5:00 – Reflections on the LCWR Assembly As Next Steps Are Taken in Response to Vatican Call for Reforms
Veteran Catholic reporter Ann Carey attended the annual meeting of the Leadership Conference of Women Religious last week to report on their response to the mandate from the Congregation for the Doctrine of the Faith to reform their organization. Ann writes, “I had the very real sense that some sisters feel that the Church can address problems in the modern world only by reconsidering some of its doctrine. Thus, I developed a better understanding of the Vatican’s concern that the LCWR seems to want to negotiate doctrine. Attending the LCWR assembly also made clear to me that the LCWR sisters and the Vatican have a divergent ecclesiology and even a different language. So, the gulf between the two parties is wide, and they both need our prayers…” Ann joins us to summarize the meeting.

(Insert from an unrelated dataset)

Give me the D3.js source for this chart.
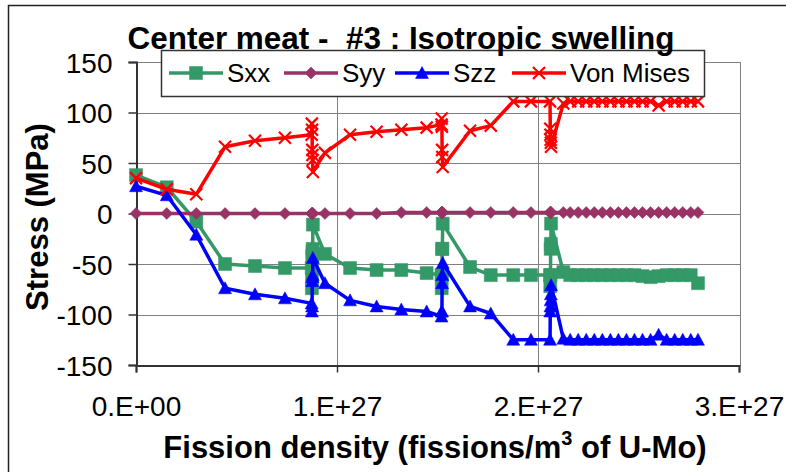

5:20 – Subsidiarity, Solidarity, and the Lay Mission: Bishop Morlino Discusses Paul Ryan and the Ryan Budget
During the final bruising months of a presidential election that could hinge on the shifting views of Catholic “swing” voters, Americans can expect to witness disputes that showcase legitimate questions about the practical impact of VP candidate Paul Ryan's policies and partisan hit jobs that fail to provide a holistic treatment of Catholic teaching. Now, Bishop Robert Morlino of Madison, Ryan’s bishop, has waded into this election-year minefield, clearly concerned that a valued member of his flock is being unfairly attacked by partisan forces. In a column posted on his diocesan website Aug. 16, Bishop Morlino vouches for Ryan’s Catholic bona fides, but stresses that his remarks should not be viewed as an endorsement of Ryan or any candidate. Bishop Morlino joins us today to discuss that column.

5:40 – Kresta Comments

1 comment:

  1. I, also voted for Donald Trump. Thank you, for your comments. It was so beautifully summarized. Do you have your written transcript of what you said today somewhere. We stand behind him and wish him success but he does seem to speak carelessly. You're right. We do not communicate well in our present culture, and prudence is needed. Not calumny. But it seems like it's everywhere. Let us guard ourselves, to not speak rashly. I even hear it amongst faithful catholics, who have been influenced by church militant. It makes my heart grow bitter when you hear things spoken by otherwise knowing Catholics on church matters. We must see the truth, but speak less to anger one another for public display. I choose to be quiet more. I hope things come to light on all things, and grow in my areas of ignorance.